Task:
Extract everything from the first line through the line with "colors = ['#4BACC6', '#9BBB59', '#4F81BD']", both ends included, except for any pictures.

Data section:

## START

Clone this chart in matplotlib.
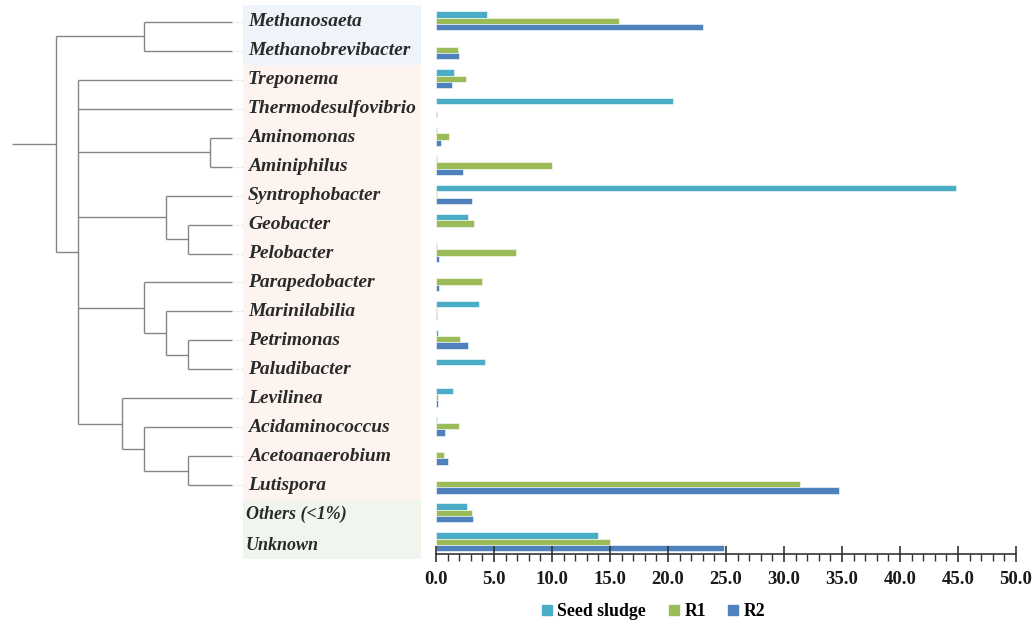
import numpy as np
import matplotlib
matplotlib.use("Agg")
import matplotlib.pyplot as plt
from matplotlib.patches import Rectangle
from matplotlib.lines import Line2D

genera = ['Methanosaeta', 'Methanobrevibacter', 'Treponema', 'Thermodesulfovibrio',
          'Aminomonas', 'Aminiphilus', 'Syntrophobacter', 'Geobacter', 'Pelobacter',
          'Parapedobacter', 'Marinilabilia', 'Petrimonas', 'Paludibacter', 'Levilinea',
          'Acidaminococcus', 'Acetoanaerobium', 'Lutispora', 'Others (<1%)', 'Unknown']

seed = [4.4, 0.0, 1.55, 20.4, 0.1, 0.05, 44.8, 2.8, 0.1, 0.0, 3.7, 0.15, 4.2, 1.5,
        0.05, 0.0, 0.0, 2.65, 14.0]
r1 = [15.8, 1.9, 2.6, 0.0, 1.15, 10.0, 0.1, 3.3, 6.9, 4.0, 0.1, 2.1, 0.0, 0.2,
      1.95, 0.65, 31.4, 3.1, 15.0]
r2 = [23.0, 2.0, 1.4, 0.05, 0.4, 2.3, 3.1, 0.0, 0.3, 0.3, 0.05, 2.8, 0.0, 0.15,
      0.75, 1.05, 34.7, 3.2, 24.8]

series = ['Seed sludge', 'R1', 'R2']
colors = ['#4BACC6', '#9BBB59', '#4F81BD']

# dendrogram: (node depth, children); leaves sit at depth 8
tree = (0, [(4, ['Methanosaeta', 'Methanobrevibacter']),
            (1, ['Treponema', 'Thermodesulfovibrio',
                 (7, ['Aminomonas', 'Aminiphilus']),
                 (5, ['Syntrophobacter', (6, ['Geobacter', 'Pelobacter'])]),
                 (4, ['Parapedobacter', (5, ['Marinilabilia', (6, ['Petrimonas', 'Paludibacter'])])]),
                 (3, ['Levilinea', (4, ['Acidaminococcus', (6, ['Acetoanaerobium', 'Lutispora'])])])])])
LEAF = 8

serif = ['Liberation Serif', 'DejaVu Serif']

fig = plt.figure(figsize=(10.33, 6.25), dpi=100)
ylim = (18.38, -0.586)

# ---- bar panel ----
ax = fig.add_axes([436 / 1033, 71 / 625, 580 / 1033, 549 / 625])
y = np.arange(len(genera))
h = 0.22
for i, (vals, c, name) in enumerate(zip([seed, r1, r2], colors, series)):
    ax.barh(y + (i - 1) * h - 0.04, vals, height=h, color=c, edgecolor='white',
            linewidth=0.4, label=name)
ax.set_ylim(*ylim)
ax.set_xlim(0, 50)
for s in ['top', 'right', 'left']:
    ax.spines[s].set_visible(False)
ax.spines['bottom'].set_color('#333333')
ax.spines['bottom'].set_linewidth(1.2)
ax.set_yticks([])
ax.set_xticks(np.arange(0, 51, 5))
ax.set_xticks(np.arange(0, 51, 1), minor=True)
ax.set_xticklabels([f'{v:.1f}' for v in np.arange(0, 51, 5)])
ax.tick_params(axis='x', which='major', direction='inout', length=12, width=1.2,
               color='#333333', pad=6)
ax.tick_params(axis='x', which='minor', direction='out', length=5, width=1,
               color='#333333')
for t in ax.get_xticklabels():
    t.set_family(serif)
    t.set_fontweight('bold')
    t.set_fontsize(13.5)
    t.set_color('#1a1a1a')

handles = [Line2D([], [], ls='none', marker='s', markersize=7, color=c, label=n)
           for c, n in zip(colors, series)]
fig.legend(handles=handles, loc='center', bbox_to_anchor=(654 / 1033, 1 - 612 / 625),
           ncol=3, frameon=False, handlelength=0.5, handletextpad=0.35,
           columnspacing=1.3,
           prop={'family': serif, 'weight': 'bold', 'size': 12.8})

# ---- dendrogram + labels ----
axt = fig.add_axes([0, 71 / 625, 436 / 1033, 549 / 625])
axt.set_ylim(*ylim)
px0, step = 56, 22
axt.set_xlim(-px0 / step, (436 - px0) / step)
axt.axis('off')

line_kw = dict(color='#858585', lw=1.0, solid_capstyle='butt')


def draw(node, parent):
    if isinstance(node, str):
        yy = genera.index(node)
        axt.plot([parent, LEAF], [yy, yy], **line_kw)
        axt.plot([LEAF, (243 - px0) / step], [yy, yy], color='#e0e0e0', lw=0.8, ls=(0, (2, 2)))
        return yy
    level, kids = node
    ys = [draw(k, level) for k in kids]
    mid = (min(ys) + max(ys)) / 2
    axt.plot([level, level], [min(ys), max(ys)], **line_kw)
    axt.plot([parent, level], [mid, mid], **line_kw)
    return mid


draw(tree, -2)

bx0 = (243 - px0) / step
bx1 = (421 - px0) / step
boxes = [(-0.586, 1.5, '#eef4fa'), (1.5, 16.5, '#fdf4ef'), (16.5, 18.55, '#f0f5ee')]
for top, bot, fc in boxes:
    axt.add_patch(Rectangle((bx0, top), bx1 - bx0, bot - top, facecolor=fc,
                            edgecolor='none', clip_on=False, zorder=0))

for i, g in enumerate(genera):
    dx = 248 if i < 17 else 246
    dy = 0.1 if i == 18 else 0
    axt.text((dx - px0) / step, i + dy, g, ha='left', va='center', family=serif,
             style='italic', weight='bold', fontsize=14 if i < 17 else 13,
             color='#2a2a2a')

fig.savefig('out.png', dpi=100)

## END

Written solution:
Clone this chart in matplotlib.
import numpy as np
import matplotlib
matplotlib.use("Agg")
import matplotlib.pyplot as plt
from matplotlib.patches import Rectangle
from matplotlib.lines import Line2D

genera = ['Methanosaeta', 'Methanobrevibacter', 'Treponema', 'Thermodesulfovibrio',
          'Aminomonas', 'Aminiphilus', 'Syntrophobacter', 'Geobacter', 'Pelobacter',
          'Parapedobacter', 'Marinilabilia', 'Petrimonas', 'Paludibacter', 'Levilinea',
          'Acidaminococcus', 'Acetoanaerobium', 'Lutispora', 'Others (<1%)', 'Unknown']

seed = [4.4, 0.0, 1.55, 20.4, 0.1, 0.05, 44.8, 2.8, 0.1, 0.0, 3.7, 0.15, 4.2, 1.5,
        0.05, 0.0, 0.0, 2.65, 14.0]
r1 = [15.8, 1.9, 2.6, 0.0, 1.15, 10.0, 0.1, 3.3, 6.9, 4.0, 0.1, 2.1, 0.0, 0.2,
      1.95, 0.65, 31.4, 3.1, 15.0]
r2 = [23.0, 2.0, 1.4, 0.05, 0.4, 2.3, 3.1, 0.0, 0.3, 0.3, 0.05, 2.8, 0.0, 0.15,
      0.75, 1.05, 34.7, 3.2, 24.8]

series = ['Seed sludge', 'R1', 'R2']
colors = ['#4BACC6', '#9BBB59', '#4F81BD']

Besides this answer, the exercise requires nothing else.